● **WRITTEN EXERCISE**: List each line of the data in which the string "this" appears.

● **INFORMATION GIVEN**:
· · · ·

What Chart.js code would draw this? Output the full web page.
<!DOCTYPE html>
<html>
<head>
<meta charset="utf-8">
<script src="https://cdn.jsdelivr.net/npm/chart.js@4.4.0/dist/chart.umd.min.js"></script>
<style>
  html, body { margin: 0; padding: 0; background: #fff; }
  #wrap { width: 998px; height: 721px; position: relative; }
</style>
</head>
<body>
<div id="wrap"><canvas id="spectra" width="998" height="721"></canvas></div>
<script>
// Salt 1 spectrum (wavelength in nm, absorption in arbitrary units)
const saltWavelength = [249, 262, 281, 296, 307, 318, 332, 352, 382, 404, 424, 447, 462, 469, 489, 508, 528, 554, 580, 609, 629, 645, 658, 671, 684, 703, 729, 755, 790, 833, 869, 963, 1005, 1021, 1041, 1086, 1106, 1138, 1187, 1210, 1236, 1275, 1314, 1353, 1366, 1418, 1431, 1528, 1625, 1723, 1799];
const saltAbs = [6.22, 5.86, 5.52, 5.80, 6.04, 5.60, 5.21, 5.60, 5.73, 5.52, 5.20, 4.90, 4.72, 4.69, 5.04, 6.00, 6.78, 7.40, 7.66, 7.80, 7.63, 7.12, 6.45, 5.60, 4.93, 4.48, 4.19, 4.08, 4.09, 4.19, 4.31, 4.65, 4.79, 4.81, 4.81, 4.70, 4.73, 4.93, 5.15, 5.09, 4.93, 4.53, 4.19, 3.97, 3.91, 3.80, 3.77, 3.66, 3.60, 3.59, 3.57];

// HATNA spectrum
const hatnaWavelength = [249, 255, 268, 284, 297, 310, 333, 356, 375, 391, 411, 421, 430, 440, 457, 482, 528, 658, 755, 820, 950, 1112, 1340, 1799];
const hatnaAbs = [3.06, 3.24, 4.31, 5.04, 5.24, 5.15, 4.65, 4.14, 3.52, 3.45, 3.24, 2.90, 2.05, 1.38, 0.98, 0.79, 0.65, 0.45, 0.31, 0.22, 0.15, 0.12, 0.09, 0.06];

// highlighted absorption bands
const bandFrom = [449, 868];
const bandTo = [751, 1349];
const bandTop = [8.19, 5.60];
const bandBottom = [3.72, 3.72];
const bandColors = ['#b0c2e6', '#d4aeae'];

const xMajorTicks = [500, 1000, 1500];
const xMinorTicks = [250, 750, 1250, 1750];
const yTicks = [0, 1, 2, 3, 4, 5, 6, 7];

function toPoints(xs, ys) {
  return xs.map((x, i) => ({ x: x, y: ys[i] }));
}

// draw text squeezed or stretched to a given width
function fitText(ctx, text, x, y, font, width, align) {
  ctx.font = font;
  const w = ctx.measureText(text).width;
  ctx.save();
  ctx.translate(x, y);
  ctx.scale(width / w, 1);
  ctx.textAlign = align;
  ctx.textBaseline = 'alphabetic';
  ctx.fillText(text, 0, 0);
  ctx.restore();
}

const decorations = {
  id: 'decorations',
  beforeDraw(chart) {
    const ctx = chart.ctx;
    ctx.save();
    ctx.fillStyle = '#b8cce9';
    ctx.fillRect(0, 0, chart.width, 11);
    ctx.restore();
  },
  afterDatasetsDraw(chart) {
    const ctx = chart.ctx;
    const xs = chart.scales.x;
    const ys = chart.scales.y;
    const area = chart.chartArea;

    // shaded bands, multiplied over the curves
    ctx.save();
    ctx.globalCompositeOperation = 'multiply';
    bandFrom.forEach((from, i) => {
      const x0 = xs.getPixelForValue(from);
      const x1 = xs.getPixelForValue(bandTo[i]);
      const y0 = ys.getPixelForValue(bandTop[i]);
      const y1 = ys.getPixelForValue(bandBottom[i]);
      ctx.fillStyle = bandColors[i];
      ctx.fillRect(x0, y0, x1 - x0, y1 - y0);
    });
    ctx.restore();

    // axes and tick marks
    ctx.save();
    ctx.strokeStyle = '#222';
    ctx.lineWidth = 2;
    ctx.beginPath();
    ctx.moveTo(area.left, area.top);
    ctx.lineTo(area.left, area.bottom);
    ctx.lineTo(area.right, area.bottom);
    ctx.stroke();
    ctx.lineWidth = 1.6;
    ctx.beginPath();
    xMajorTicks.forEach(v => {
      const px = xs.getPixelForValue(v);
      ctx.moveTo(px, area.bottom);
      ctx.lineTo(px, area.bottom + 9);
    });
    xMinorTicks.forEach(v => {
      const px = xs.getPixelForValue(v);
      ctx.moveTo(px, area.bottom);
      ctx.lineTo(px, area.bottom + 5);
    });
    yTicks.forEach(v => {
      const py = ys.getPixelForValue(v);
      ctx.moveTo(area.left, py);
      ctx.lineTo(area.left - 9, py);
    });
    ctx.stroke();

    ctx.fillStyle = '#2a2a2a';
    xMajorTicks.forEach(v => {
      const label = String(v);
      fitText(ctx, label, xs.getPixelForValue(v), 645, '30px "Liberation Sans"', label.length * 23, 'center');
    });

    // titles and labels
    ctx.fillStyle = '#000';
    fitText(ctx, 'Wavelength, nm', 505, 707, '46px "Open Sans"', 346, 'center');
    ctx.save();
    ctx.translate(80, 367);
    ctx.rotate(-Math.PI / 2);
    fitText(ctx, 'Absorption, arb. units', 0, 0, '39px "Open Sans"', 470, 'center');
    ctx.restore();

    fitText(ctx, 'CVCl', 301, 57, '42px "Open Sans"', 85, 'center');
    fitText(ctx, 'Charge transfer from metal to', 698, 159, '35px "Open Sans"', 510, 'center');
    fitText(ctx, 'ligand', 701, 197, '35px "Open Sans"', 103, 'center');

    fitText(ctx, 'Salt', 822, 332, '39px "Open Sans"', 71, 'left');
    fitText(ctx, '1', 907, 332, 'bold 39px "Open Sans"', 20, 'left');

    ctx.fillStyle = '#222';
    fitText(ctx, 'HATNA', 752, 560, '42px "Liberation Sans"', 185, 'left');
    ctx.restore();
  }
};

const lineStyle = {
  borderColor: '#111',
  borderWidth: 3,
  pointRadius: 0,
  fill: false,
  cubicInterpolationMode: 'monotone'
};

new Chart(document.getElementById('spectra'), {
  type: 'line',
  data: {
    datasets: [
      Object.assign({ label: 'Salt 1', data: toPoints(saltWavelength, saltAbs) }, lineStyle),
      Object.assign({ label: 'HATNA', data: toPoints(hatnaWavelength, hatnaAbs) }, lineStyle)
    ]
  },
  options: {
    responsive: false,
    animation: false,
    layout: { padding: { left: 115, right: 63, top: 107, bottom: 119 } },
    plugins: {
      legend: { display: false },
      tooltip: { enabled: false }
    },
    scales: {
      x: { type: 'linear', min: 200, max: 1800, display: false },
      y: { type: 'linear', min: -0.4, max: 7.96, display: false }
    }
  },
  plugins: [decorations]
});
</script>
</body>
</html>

· · · ·

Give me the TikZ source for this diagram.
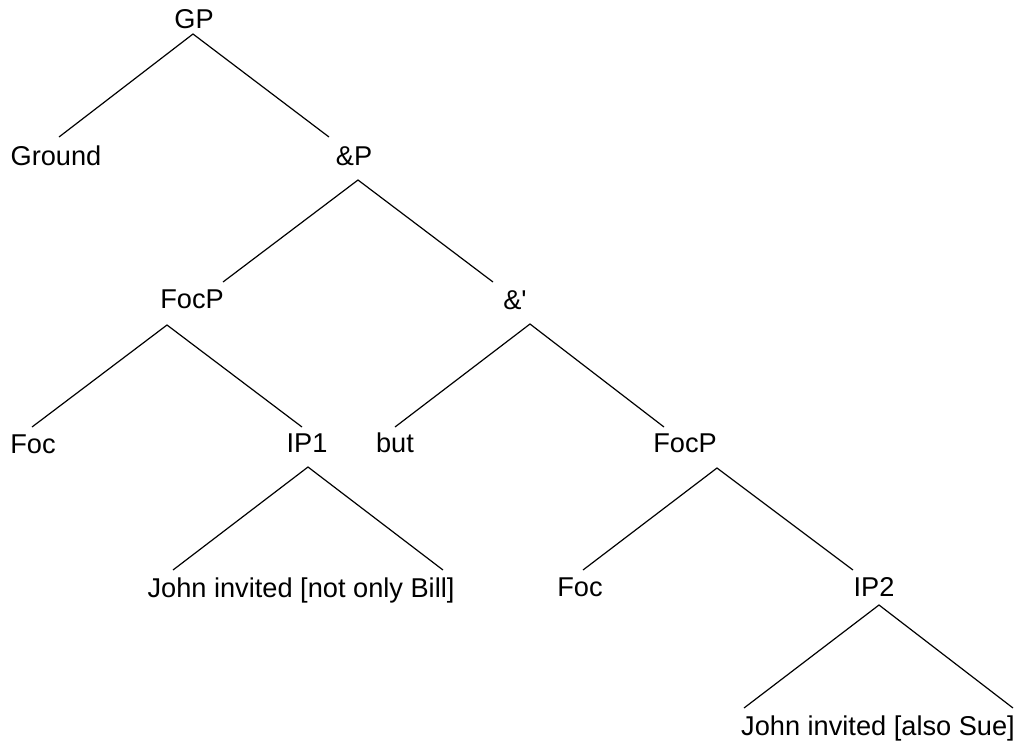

· · · ·

● **SOLUTION TO THE PROBLEM**:
What Chart.js code would draw this? Output the full web page.
Give me the TikZ source for this diagram.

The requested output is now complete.